Antes, tudo foi preparado ao pormenor. Por norma, Nadal costuma(va) iniciar a temporada a sério logo com o Open da Austrália. Desta vez, decidiu recuperar os anos em que fez antes um torneio ATP 250, jogando em Brisbane depois de passar antes por Melbourne, Sidney ou Auckland. Também no primeiro Grand Slam da temporada tem tradição apesar de somar apenas duas vitórias, com 77 triunfos e apenas 16 derrotas, três em finais: ganhou a Roger Federer em 2009 e a Daniil Medvedev em 2022, perdeu com Novak Djokovic em 2012 e 2019 e com Federer em 2017. Antes de 2023, quando teve uma saída precoce do Major, o espanhol levava uma série de seis temporadas consecutivas a chegar pelo menos aos quartos da competição.

A fase decisiva de preparação, ainda antes do Natal, decorreu no Kuwait, onde se concentra outra Rafa Nadal Academy ao lado do maior centro comercial do país, o 360 Mall. Além de contar com a equipa técnica, que é formada agora por Carlos Moyà, Marx López e Rafa Maymó, o jogador nascido em Manacor convidou ainda mais três caras conhecidas de perfis distintos mas com a mesma intenção: testar o atual momento mesmo jogando em contexto de treino. Contra Jan-Lennard Struff, Nadal encontrou um adversário que tem como principal arma o serviço.
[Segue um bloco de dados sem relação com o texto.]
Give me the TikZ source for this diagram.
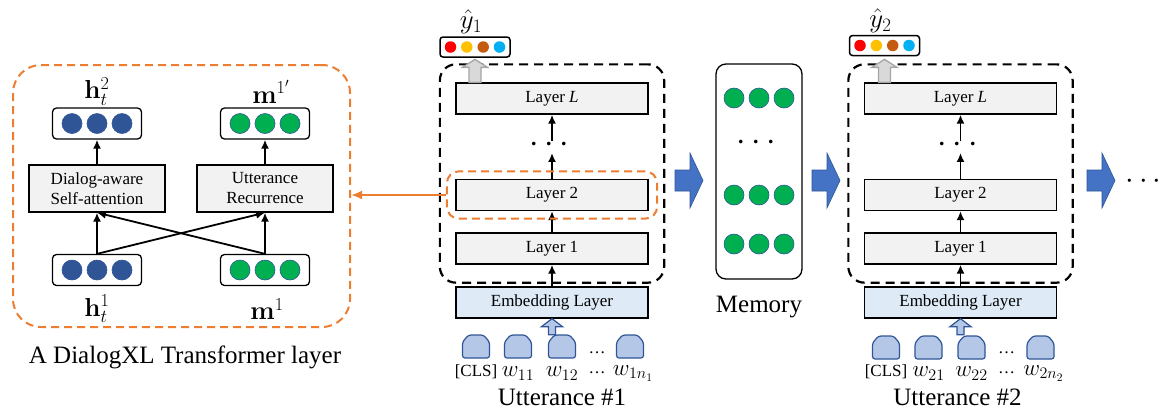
\RequirePackage{fix-cm}
\documentclass[tikz,border=0pt]{standalone}
\usepackage[no-math]{fontspec}
\setmainfont{Liberation Serif}
\usepackage{amsmath}
\usetikzlibrary{arrows.meta,calc,fit}
\definecolor{dxlorange}{HTML}{ED7D31}
\definecolor{dxlblue}{HTML}{4472C4}
\definecolor{darkblue}{HTML}{2F5597}
\definecolor{dxlgreen}{HTML}{00B050}
\definecolor{layergray}{HTML}{F2F2F2}
\definecolor{embblue}{HTML}{DEEBF7}
\definecolor{tokblue}{HTML}{B4C7E7}
\definecolor{predred}{HTML}{FF0000}
\definecolor{predyellow}{HTML}{FFC000}
\definecolor{predbrown}{HTML}{C55A11}
\definecolor{predcyan}{HTML}{00B0F0}
\definecolor{arrgray}{HTML}{D9D9D9}
\definecolor{arrgrayedge}{HTML}{A5A5A5}
\tikzset{
    layer/.style = {draw, rectangle, fill=layergray, line width=1.3pt,
        minimum height=31pt, minimum width=192pt,
        font=\fontsize{17}{20}\selectfont},
    embed/.style = {layer, fill=embblue},
    block/.style = {draw, rectangle, fill=layergray, line width=1.3pt,
        minimum height=47pt, minimum width=136pt, align=center,
        font=\fontsize{17}{20}\selectfont},
    vecbox/.style = {draw, rounded corners=4pt, line width=1.3pt,
        minimum width=89pt, minimum height=31pt},
    predbox/.style = {draw, rounded corners=3pt, line width=1.5pt,
        minimum width=70pt, minimum height=20pt},
    hdot/.style = {circle, fill=darkblue, draw=darkblue, line width=0.6pt,
        minimum size=20pt, inner sep=0pt},
    mdot/.style = {hdot, fill=dxlgreen},
    pdot/.style = {circle, fill=#1, minimum size=11.5pt, inner sep=0pt},
    tokshape/.style = {draw=darkblue, fill=tokblue, line width=1.2pt, rounded corners=2.5pt},
    blackdash/.style = {draw, dash pattern=on 9pt off 6pt, line width=2.2pt, rounded corners=16pt},
    orangedash/.style = {draw=dxlorange, dash pattern=on 8pt off 5pt, line width=2pt, rounded corners=12pt},
    paneldash/.style = {orangedash, rounded corners=28pt},
    flow/.style = {->, line width=1.8pt},
    hlarrow/.style = {draw=dxlorange, line width=2pt, -{Latex[length=11pt,width=9pt]}},
    bigarr/.style = {fill=dxlblue, draw=darkblue, line width=0.6pt},
    grayarr/.style = {fill=arrgray, draw=arrgrayedge, line width=1.3pt},
    tokarr/.style = {fill=tokblue, draw=darkblue, line width=1.2pt},
    vlab/.style = {font=\fontsize{26}{30}\selectfont},
    biglab/.style = {font=\fontsize{25}{30}\selectfont},
    toklab/.style = {font=\fontsize{17}{20}\selectfont},
    wlab/.style = {font=\fontsize{23}{26}\selectfont},
    ylab/.style = {font=\fontsize{27}{30}\selectfont, inner sep=1pt},
    dotlab/.style = {font=\fontsize{34}{36}\selectfont, inner sep=0pt,
        text height=11.5pt, text depth=-4.5pt}
}
\newcommand{\threedots}[2]{%
    \node [#2] (#1-a) at ($(#1)+(-25,0)$) {};
    \node [#2] (#1-b) at (#1) {};
    \node [#2] (#1-c) at ($(#1)+(25,0)$) {};}
\newcommand{\preddots}[1]{%
    \node [pdot=predred] (#1-r) at ($(#1)+(-24.5,0)$) {};
    \node [pdot=predyellow] (#1-y) at ($(#1)+(-8.2,0)$) {};
    \node [pdot=predbrown] (#1-o) at ($(#1)+(8.2,0)$) {};
    \node [pdot=predcyan] (#1-c) at ($(#1)+(24.5,0)$) {};}
\newcommand{\tok}[1]{\draw [tokshape] ($(#1)+(0,11.5)$) \tokcap;}
\def\tokcap{%
    -- +(-13.5,0) -- +(-13.5,-16) -- +(-7.5,-23) -- +(7.5,-23) -- +(13.5,-16) -- +(13.5,0) -- cycle
}
\def\blockarrow{%
    -- +(0,-10.5) -- +(15,-10.5) -- +(15,-27.5) -- +(28,0) -- +(15,27.5) -- +(15,10.5) -- +(0,10.5) -- cycle
}
\def\outup{%
    -- +(-6,0) -- +(-6,-15) -- +(-12.5,-15) -- +(0,-23) -- +(12.5,-15) -- +(6,-15) -- +(6,0) -- cycle
}
\def\inup{%
    -- +(-3.5,0) -- +(-3.5,-8) -- +(-10.5,-8) -- +(0,-16) -- +(10.5,-8) -- +(3.5,-8) -- +(3.5,0) -- cycle
}
\begin{document}
\begin{tikzpicture}[x=1pt, y=-1pt, >={Latex[length=9pt,width=8pt]}]
        \useasboundingbox (0,0) rectangle (1167,416);
        % one DialogXL layer
        \node [vecbox] (h1) at (97,270) {};
        \node [vecbox, right of=h1, node distance=168pt] (m1) {};
        \node [block, above of=h1, node distance=81.5pt] (dsa) {Dialog-aware\\Self-attention};
        \node [block, above of=m1, node distance=81.5pt] (urec) {Utterance\\Recurrence};
        \node [vecbox, above of=dsa, node distance=65pt] (h2) {};
        \node [vecbox, above of=urec, node distance=65pt] (m2) {};
        \threedots{h1}{hdot} \threedots{h2}{hdot}
        \threedots{m1}{mdot} \threedots{m2}{mdot}
        \node [vlab, above of=h2, node distance=32pt] (h2lab) {$\mathbf{h}_t^2$};
        \node [vlab, above of=m2, node distance=32pt, xshift=6pt] (m2lab) {$\mathbf{m}^{1'}$};
        \node [vlab, below of=h1, node distance=39pt] (h1lab) {$\mathbf{h}_t^1$};
        \node [vlab, below of=m1, node distance=39pt, xshift=2pt] (m1lab) {$\mathbf{m}^1$};
        \draw [flow] (h1.north) -- (dsa.south);
        \draw [flow] (h1.north) -- (urec.south);
        \draw [flow] (m1.north) -- (urec.south);
        \draw [flow] (m1.north) -- (dsa.south);
        \draw [flow] (dsa) -- (h2);
        \draw [flow] (urec) -- (m2);
        \node [paneldash, minimum width=337pt, minimum height=262pt] (dxl) at (181.5,196) {};
        \node [biglab] (dxlcap) at (185,357) {A DialogXL Transformer layer};
        % utterance #1
        \node [layer] (aL) at (552,98.5) {Layer \textit{L}};
        \node [dotlab, below of=aL, node distance=48.5pt] (adots) {$\cdots$};
        \node [layer, below of=adots, node distance=48pt] (a2) {Layer 2};
        \node [layer, below of=a2, node distance=53.5pt] (a1) {Layer 1};
        \node [embed, below of=a1, node distance=54pt] (aemb) {Embedding Layer};
        \draw [flow] (aemb) -- (a1);
        \draw [flow] (a1) -- (a2);
        \draw [flow] (a2) -- (adots);
        \draw [flow] (adots) -- (aL);
        \node [blackdash, fit=(aL)(a1), inner xsep=15.5pt, inner ysep=18pt] (aenc) {};
        \node [orangedash, fit=(a2), inner xsep=8.5pt, inner ysep=7.5pt] (a2hl) {};
        \draw [hlarrow] (a2hl.west) -- (a2hl.west -| dxl.east);
        \node [predbox, above of=aL, node distance=51.5pt, xshift=-77pt] (apred) {};
        \preddots{apred}
        \node [ylab, above of=apred, node distance=25pt, xshift=-4pt] (ayhat) {$\hat{y}_1$};
        \draw [grayarr] (aL.north -| apred) \outup;
        \draw [tokarr] ($(aemb.south)+(0,16)$) \inup;
        \coordinate [below of=aemb, node distance=44pt, xshift=-76pt] (at0);
        \coordinate [below of=aemb, node distance=44pt, xshift=-34pt] (at1);
        \coordinate [below of=aemb, node distance=44pt, xshift=10pt] (at2);
        \coordinate [below of=aemb, node distance=44pt, xshift=78pt] (atn);
        \tok{at0} \tok{at1} \tok{at2} \tok{atn}
        \node [toklab, below of=at0, node distance=25pt] (at0l) {[CLS]};
        \node [wlab, below of=at1, node distance=27pt] (at1l) {$w_{11}$};
        \node [wlab, below of=at2, node distance=27pt] (at2l) {$w_{12}$};
        \node [wlab, below of=atn, node distance=27pt, xshift=3pt] (atnl) {$w_{1n_1}$};
        \node [toklab, below of=aemb, node distance=50pt, xshift=45pt] (adt1) {\dots};
        \node [toklab, below of=aemb, node distance=70pt, xshift=45pt] (adt2) {\dots};
        \node [biglab, below of=aemb, node distance=95pt, xshift=10pt] (autt) {Utterance \#1};
        % memory
        \node [draw, rounded corners=10pt, line width=1.3pt, minimum width=86pt, minimum height=215pt] (mem) at (759,171.5) {};
        \coordinate (mr1) at ($(mem)+(0,-73.5)$);
        \coordinate (mr2) at ($(mem)+(0,23.5)$);
        \coordinate (mr3) at ($(mem)+(0,72.5)$);
        \threedots{mr1}{mdot} \threedots{mr2}{mdot} \threedots{mr3}{mdot}
        \node [dotlab] (mdots) at ($(mem)+(0,-26.5)$) {$\cdots$};
        \node [biglab, below of=mem, node distance=135.5pt] (memlab) {Memory};
        \coordinate (ba1) at (675,180.5);
        \coordinate (ba2) at (812,180.5);
        \coordinate (ba3) at (1087,180.5);
        \draw [bigarr] (ba1) \blockarrow;
        \draw [bigarr] (ba2) \blockarrow;
        \draw [bigarr] (ba3) \blockarrow;
        \node [dotlab, font=\fontsize{31}{34}\selectfont] (more) at (1146,183) {$\cdots$};
        % utterance #2
        \node [layer] (bL) at (960.5,98.5) {Layer \textit{L}};
        \node [dotlab, below of=bL, node distance=48.5pt] (bdots) {$\cdots$};
        \node [layer, below of=bdots, node distance=48pt] (b2) {Layer 2};
        \node [layer, below of=b2, node distance=53.5pt] (b1) {Layer 1};
        \node [embed, below of=b1, node distance=54pt] (bemb) {Embedding Layer};
        \draw [flow] (bemb) -- (b1);
        \draw [flow] (b1) -- (b2);
        \draw [flow] (b2) -- (bdots);
        \draw [flow] (bdots) -- (bL);
        \node [blackdash, fit=(bL)(b1), inner xsep=15.5pt, inner ysep=18pt] (benc) {};
        \node [predbox, above of=bL, node distance=53pt, xshift=-76pt] (bpred) {};
        \preddots{bpred}
        \node [ylab, above of=bpred, node distance=25pt, xshift=-4pt] (byhat) {$\hat{y}_2$};
        \draw [grayarr] (bL.north -| bpred) \outup;
        \draw [tokarr] ($(bemb.south)+(0,16)$) \inup;
        \coordinate [below of=bemb, node distance=45pt, xshift=-74.5pt] (bt0);
        \coordinate [below of=bemb, node distance=45pt, xshift=-32pt] (bt1);
        \coordinate [below of=bemb, node distance=45pt, xshift=11pt] (bt2);
        \coordinate [below of=bemb, node distance=45pt, xshift=80pt] (btn);
        \tok{bt0} \tok{bt1} \tok{bt2} \tok{btn}
        \node [toklab, below of=bt0, node distance=24pt] (bt0l) {[CLS]};
        \node [wlab, below of=bt1, node distance=26pt] (bt1l) {$w_{21}$};
        \node [wlab, below of=bt2, node distance=26pt] (bt2l) {$w_{22}$};
        \node [wlab, below of=btn, node distance=26pt, xshift=3pt] (btnl) {$w_{2n_2}$};
        \node [toklab, below of=bemb, node distance=50pt, xshift=46pt] (bdt1) {\dots};
        \node [toklab, below of=bemb, node distance=70pt, xshift=46pt] (bdt2) {\dots};
        \node [biglab, below of=bemb, node distance=95pt, xshift=-3pt] (butt) {Utterance \#2};
    \end{tikzpicture}
\end{document}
Contra Arthur Fils, um opositor mais novo e que tenta ser superior pela vertente mais física. Contra Richard Gasquet, um rival mais “batido” e conhecedor das suas características. Não era o resultado que estava em causa mas sim as sensações que saíam dos duelos – e que se tornaram a chave.

“O Rafa chegou ao Kuwait a pensar que não ia ser competitivo mas ali convenceu-se de que afinal ainda é. Agora está a seguir o progresso correto. Tudo isto é um processo que deve ir queimando etapas passo a passo porque precisamos que vá fazendo jogos para ganhar ritmo. É difícil fazer ver ao Rafa que não pode exigir tanto de si próprio logo no início e grande parte do nosso trabalho é travar esse pensamento, limitando as horas de treino e a intensidade no court“, comentou Moyà, citado pelo El Mundo, no Kuwait, onde teve temperaturas semelhantes às que pode encontrar na Austrália (já a humidade não pode ser comparada). Nesta fase do processo, Nadal sentiu-se como se estivesse em “casa” num espaço dirigido pelo neerlandês Martijn Belgraver que tem a curiosidade de contar com o ex-tenista português Nuno Marques como técnico.
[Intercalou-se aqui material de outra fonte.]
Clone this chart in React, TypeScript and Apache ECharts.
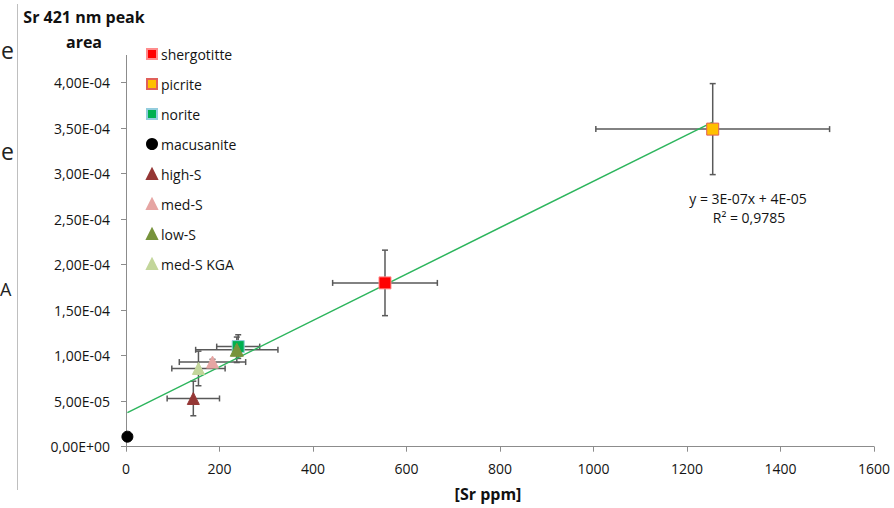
import React, { useEffect, useRef } from "react";
import * as echarts from "echarts";

// ---- data ----
const seriesNames = ["shergotitte", "picrite", "norite", "macusanite", "high-S", "med-S", "low-S", "med-S KGA"];
const xValues = [554, 1255, 240, 3, 144, 185, 237, 155];
const yValues = [1.8e-4, 3.49e-4, 1.1e-4, 1.1e-5, 5.3e-5, 9.3e-5, 1.065e-4, 8.6e-5];
const xErrors = [112, 250, 46, 0, 56, 71, 88, 57];
const yErrors = [3.6e-5, 5.0e-5, 1.3e-5, 0, 1.9e-5, 3e-6, 1.4e-5, 1.9e-5];

const xTickValues = [0, 200, 400, 600, 800, 1000, 1200, 1400, 1600];
const yTickValues = [0, 5e-5, 1e-4, 1.5e-4, 2e-4, 2.5e-4, 3e-4, 3.5e-4, 4e-4];

const trendSlope = 2.55e-7;
const trendIntercept = 3.67e-5;
const trendEquation = "y = 3E-07x + 4E-05";
const trendR2 = "R² = 0,9785";

const yAxisTitle = ["Sr 421 nm peak", "area"];
const xAxisTitle = "[Sr ppm]";

// ---- styles ----
const fills = ["#FF0000", "#FFC000", "#00B050", "#000000", "#953735", "#E6A5A3", "#77933C", "#C3D69B"];
const borders = ["#FF8C8C", "#E0605A", "#93CDDD", "#000000", "#953735", "#E6A5A3", "#77933C", "#C3D69B"];
const symbols = ["rect", "rect", "rect", "circle", "triangle", "triangle", "triangle", "triangle"];
const sizes = [12, 12, 12, 11, 12, 12, 13, 12];

function fmtY(v: number): string {
  if (Math.abs(v) < 1e-12) return "0,00E+00";
  const s = v.toExponential(2);
  const [m, e] = s.split("e");
  const ex = parseInt(e, 10);
  const sign = ex < 0 ? "-" : "+";
  const ab = Math.abs(ex);
  return m.replace(".", ",") + "E" + sign + (ab < 10 ? "0" + ab : String(ab));
}

export default function App() {
  const ref = useRef<HTMLDivElement>(null);
  useEffect(() => {
    if (!ref.current) return;
    const chart = echarts.init(ref.current, null, { renderer: "svg" });
    const font = "Open Sans";
    const textColor = "#141414";

    const errData = seriesNames.map((_, i) => [xValues[i], yValues[i], xErrors[i], yErrors[i]]);
    const tx0 = Math.min(...xValues);
    const tx1 = Math.max(...xValues);

    const scatterSeries = seriesNames.map((name, i) => ({
      name,
      type: "scatter",
      symbol: symbols[i],
      symbolSize: sizes[i],
      z: 5,
      itemStyle: { color: fills[i], borderColor: borders[i], borderWidth: 1, opacity: 1 },
      data: [[xValues[i], yValues[i]]],
    }));

    const option: any = {
      animation: false,
      textStyle: { fontFamily: font },
      grid: { left: 126, right: 20, top: 55.4, bottom: 61.3, containLabel: false },
      legend: {
        data: seriesNames.map((n, i) => ({ name: n, icon: symbols[i] })),
        orient: "vertical",
        left: 146,
        top: 46,
        padding: 0,
        itemWidth: 10,
        itemHeight: 10,
        itemGap: 14,
        selectedMode: false,
        textStyle: { fontFamily: font, fontSize: 14, color: textColor, lineHeight: 16, padding: [0, 0, 0, -1] },
      },
      xAxis: {
        type: "value",
        min: 0,
        max: 1600,
        interval: 200,
        splitLine: { show: false },
        axisLine: { show: true, onZero: false, lineStyle: { color: "#8C8C8C", width: 1 } },
        axisTick: { show: true, inside: false, length: 5, lineStyle: { color: "#8C8C8C" }, customValues: xTickValues },
        axisLabel: { fontSize: 14, color: textColor, margin: 15, fontFamily: font, customValues: xTickValues, formatter: (v: number) => String(v) },
      },
      yAxis: {
        type: "value",
        min: 0,
        max: 4.3e-4,
        interval: 5e-5,
        splitLine: { show: false },
        axisLine: { show: true, onZero: false, lineStyle: { color: "#8C8C8C", width: 1 } },
        axisTick: { show: true, inside: false, length: 5, lineStyle: { color: "#8C8C8C" }, customValues: yTickValues },
        axisLabel: {
          fontSize: 14,
          color: textColor,
          margin: 16,
          fontFamily: font,
          customValues: yTickValues,
          formatter: (v: number) => (v > 4.0001e-4 ? "" : fmtY(v)),
        },
      },
      series: [
        {
          type: "custom",
          name: "errors",
          silent: true,
          z: 2,
          encode: { x: 0, y: 1 },
          data: errData,
          renderItem: (params: any, api: any) => {
            const x = api.value(0);
            const y = api.value(1);
            const xe = api.value(2);
            const ye = api.value(3);
            const children: any[] = [];
            const st = { stroke: "#595959", lineWidth: 1.5 };
            const cap = 3;
            if (xe > 0) {
              const l = api.coord([x - xe, y]);
              const r = api.coord([x + xe, y]);
              children.push({ type: "line", shape: { x1: l[0], y1: l[1], x2: r[0], y2: r[1] }, style: st });
              children.push({ type: "line", shape: { x1: l[0], y1: l[1] - cap, x2: l[0], y2: l[1] + cap }, style: st });
              children.push({ type: "line", shape: { x1: r[0], y1: r[1] - cap, x2: r[0], y2: r[1] + cap }, style: st });
            }
            if (ye > 0) {
              const t = api.coord([x, y + ye]);
              const b = api.coord([x, y - ye]);
              children.push({ type: "line", shape: { x1: t[0], y1: t[1], x2: b[0], y2: b[1] }, style: st });
              children.push({ type: "line", shape: { x1: t[0] - cap, y1: t[1], x2: t[0] + cap, y2: t[1] }, style: st });
              children.push({ type: "line", shape: { x1: b[0] - cap, y1: b[1], x2: b[0] + cap, y2: b[1] }, style: st });
            }
            return { type: "group", children };
          },
        },
        {
          type: "line",
          name: "trend",
          silent: true,
          z: 3,
          symbol: "none",
          lineStyle: { color: "#2DB55D", width: 1.5 },
          data: [
            [tx0, trendIntercept + trendSlope * tx0],
            [tx1, trendIntercept + trendSlope * tx1],
          ],
        },
        ...scatterSeries,
      ],
      graphic: [
        { type: "line", shape: { x1: 17.5, y1: 4, x2: 17.5, y2: 490 }, style: { stroke: "#BFBFBF", lineWidth: 1 } },
        { type: "text", x: 14, y: 50, style: { text: "e", font: "23px Open Sans", fill: "#222", textAlign: "right", textVerticalAlign: "middle" } },
        { type: "text", x: 14, y: 151, style: { text: "e", font: "23px Open Sans", fill: "#222", textAlign: "right", textVerticalAlign: "middle" } },
        { type: "text", x: 0, y: 289, style: { text: "A", font: "18px Open Sans", fill: "#222", textAlign: "left", textVerticalAlign: "middle" } },
        { type: "text", x: 84, y: 17, style: { text: yAxisTitle[0], font: "bold 16px Open Sans", fill: "#111", textAlign: "center", textVerticalAlign: "middle" } },
        { type: "text", x: 84, y: 42, style: { text: yAxisTitle[1], font: "bold 16px Open Sans", fill: "#111", textAlign: "center", textVerticalAlign: "middle" } },
        { type: "text", x: 488, y: 494, style: { text: xAxisTitle, font: "bold 16px Open Sans", fill: "#111", textAlign: "center", textVerticalAlign: "middle" } },
        { type: "text", x: 748, y: 198, style: { text: trendEquation, font: "14px Open Sans", fill: textColor, textAlign: "center", textVerticalAlign: "middle" } },
        { type: "text", x: 749, y: 217, style: { text: trendR2, font: "14px Open Sans", fill: textColor, textAlign: "center", textVerticalAlign: "middle" } },
      ],
    };
    chart.setOption(option);
    return () => chart.dispose();
  }, []);
  return <div ref={ref} style={{ position: "fixed", left: 0, top: 0, width: 894, height: 508, background: "#fff" }} />;
}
“Tenho medo de anunciar as coisas porque afinal foi um ano sem competir e com uma operação à anca, mas o que mais me preocupa é tudo e não apenas a anca. Acredito que estou preparado, confio e espero que as coisas corram bem e possa voltar a ter prazer no court. Depois de tanto tempo, espero sentir aqueles nervos, aquela ilusão, aqueles medos, aquelas dúvidas. O que espero de mim? Não espero nada, na verdade. Confio que vou ter a capacidade de não exigir aquilo que exigi durante toda a minha carreira. Creio que estou num momento diferente, numa situação e num terreno que nunca explorei. Interiorizei o que fiz durante toda a minha vida, que foi exigir de mim o máximo, mas agora espero ser capaz de não fazê-lo. Espero ser capaz de aceitar que tudo será difícil no início, que preciso de tempo e perdoar-me se as coisas correrem mal, que é uma hipótese grande”, comentou Rafa Nadal, numa reflexão quando anunciou o seu regresso.
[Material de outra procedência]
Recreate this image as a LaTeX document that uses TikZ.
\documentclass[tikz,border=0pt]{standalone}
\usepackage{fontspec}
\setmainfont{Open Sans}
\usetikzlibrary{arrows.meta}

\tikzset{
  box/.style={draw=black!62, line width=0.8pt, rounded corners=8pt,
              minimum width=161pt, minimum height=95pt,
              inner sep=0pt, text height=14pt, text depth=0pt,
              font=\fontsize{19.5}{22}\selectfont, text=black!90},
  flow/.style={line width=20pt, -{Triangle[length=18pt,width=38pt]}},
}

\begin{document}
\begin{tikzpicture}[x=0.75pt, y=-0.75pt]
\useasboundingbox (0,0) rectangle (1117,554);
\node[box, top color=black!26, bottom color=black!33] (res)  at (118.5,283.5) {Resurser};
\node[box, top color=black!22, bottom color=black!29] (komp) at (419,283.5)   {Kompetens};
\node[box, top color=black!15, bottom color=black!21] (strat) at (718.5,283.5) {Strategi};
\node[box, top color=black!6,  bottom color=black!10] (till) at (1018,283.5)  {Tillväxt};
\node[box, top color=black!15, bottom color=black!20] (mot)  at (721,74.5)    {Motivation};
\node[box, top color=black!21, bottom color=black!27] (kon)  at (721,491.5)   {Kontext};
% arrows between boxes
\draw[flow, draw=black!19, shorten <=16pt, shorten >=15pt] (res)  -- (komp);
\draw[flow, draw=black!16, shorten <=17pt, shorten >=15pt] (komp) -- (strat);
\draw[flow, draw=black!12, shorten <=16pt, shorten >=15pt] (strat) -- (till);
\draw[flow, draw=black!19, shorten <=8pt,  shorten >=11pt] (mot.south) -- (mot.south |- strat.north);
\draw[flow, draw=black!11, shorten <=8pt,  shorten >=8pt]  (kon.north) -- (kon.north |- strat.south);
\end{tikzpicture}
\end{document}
As reações nesta antecâmara do primeiro torneio que fará em 2024 também não demoraram, a começar pelo “rival de sempre”, Novak Djokovic. “Espero que ele jogue sempre no seu melhor, para ser honesto. Já por diversas vezes o deram a ele e a mim como acabados mas provámos que estão errados. Ele não é o tipo de jogador que voltará apenas para jogar, digamos, a um nível médio e disputar algumas partidas. Ele quer ganhar títulos, quer ser o melhor, por isso é quem é: uma lenda do nosso desporto. Tenho certeza de que os treinos e a preparação são feitos com a intenção de vencer um Grand Slam”, destacou o sérvio, à margem de um encontro particular feito na Arábia Saudita onde acabou derrotado por Carlos Alcaraz.

“Não tenho dúvida nenhuma de que voltará a ser competitivo. Claro que vai precisar de tempo, mas vai ser competitivo. Não sei se será já na Austrália, em março ou em abril, essa parte é difícil de dizer. Mas o Rafa vai dar uma oportunidade a si mesmo. Não há ninguém como ele no circuito”, sublinhou também Richard Gasquet, com quem o jogador espanhol teve o momento fulcral de preparação antes do regresso.